Aster DM Healthcare promoters cut pledged shares to 41% after debt refinancing
The promoters of healthcare player, Aster DM Healthcare had reduced their share pledge from 99 per cent to 41 per cent after completing a debt refinancing transaction from top-tier global financial institutions.
As part of the refinancing process, the new reputed lenders—JP Morgan, HSBC, and Barclays—provided fresh funding, enabling Aster DM Healthcare promoters to refinance its existing loans at better terms and loan-to-value (LTV).

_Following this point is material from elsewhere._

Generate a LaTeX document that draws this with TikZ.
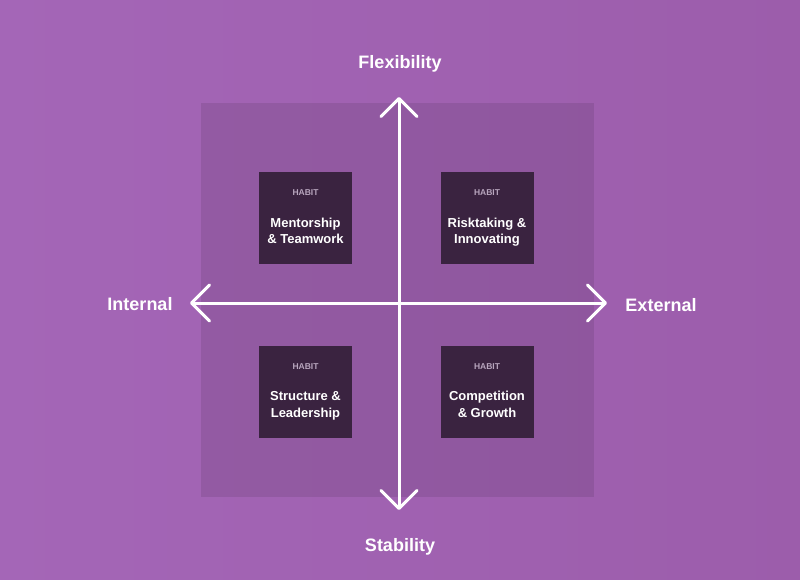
\documentclass[tikz,border=0pt]{standalone}
\usepackage{fontspec}
\setmainfont{Liberation Sans}
\usetikzlibrary{arrows.meta}

\definecolor{bgleft}{HTML}{A466B7}
\definecolor{bgright}{HTML}{9C5DAB}
\definecolor{habitdark}{HTML}{3A2340}
\definecolor{habitgrey}{HTML}{B8A6BE}

\tikzset{
  habitbox/.style={fill=habitdark,minimum width=93pt,minimum height=92pt,inner sep=0pt},
  habittag/.style={text=habitgrey,font=\bfseries\fontsize{8.5}{9}\selectfont},
  habittext/.style={text=white,align=center,text height=26pt,text depth=0pt,
    font=\bfseries\fontsize{13}{16.5}\selectfont},
  axislabel/.style={text=white,font=\bfseries\fontsize{18}{20}\selectfont},
  axis/.style={white,line width=3pt,{Straight Barb[length=18pt,width=36pt,round]}-{Straight Barb[length=18pt,width=36pt,round]}}
}

% one habit box: name, x, y, text
\newcommand{\habit}[4]{
  \node[habitbox] (#1) at (#2,#3) {};
  \node[habittag] (#1tag) at ([yshift=-21pt]#1.north) {HABIT};
  \node[habittext] (#1txt) at ([yshift=-12.5pt]#1.center) {#4};
}

\begin{document}
\begin{tikzpicture}[x=1pt,y=-1pt]
  \shade[left color=bgleft,right color=bgright] (0,0) rectangle (800,580);
  \useasboundingbox (0,0) rectangle (800,580);
  \fill[black,opacity=0.09] (201,103) rectangle (594,497);

  % axes
  \coordinate (top) at (399,97);
  \coordinate (bottom) at (399,510);
  \coordinate (left) at (190,303);
  \coordinate (right) at (607,303);
  \draw[axis] (bottom) -- (top);
  \draw[axis] (left) -- (right);

  \node[axislabel] (flex) at (400,64) {Flexibility};
  \node[axislabel] (stab) at (400,547) {Stability};
  \node[axislabel] (int) at (140,304) {Internal};
  \node[axislabel] (ext) at (661,305) {External};

  % quadrants
  \habit{mentor}{305.5}{218}{Mentorship\\\& Teamwork}
  \habit{risk}{487}{218}{Risktaking \&\\Innovating}
  \habit{struct}{305.5}{391.5}{Structure \&\\Leadership}
  \habit{comp}{487}{391.5}{Competition\\\& Growth}
\end{tikzpicture}
\end{document}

Dr. Azad Moopen, Founder and Chairman of Aster DM Healthcare, said, “The reduction in Aster’s pledged shares reflects our financial strength as promoters, amid the volatile global market conditions. This development also strengthens trust among stakeholders, investors, and partners as we expand in India.”
Aster operates in India with a strong presence across primary, secondary, tertiary, and quaternary healthcare through 19 hospitals with 5,128 beds, 13 clinics, 203 pharmacies (Operated by Alfaone Retail Pharmacies Private Limited under brand license from Aster), and 254 labs and patient experience centers across 5 states in India.
The company reported an increase in adjusted net profit (post NCI) by 30 per cent year-on-year (YoY) to ₹81 crore for its India business in Q3 FY25, up from ₹62 crore in Q3FY24. The revenue stood at ₹1,050 crore, and operating EBITDA was up by 20 per cent YoY to ₹202 crore.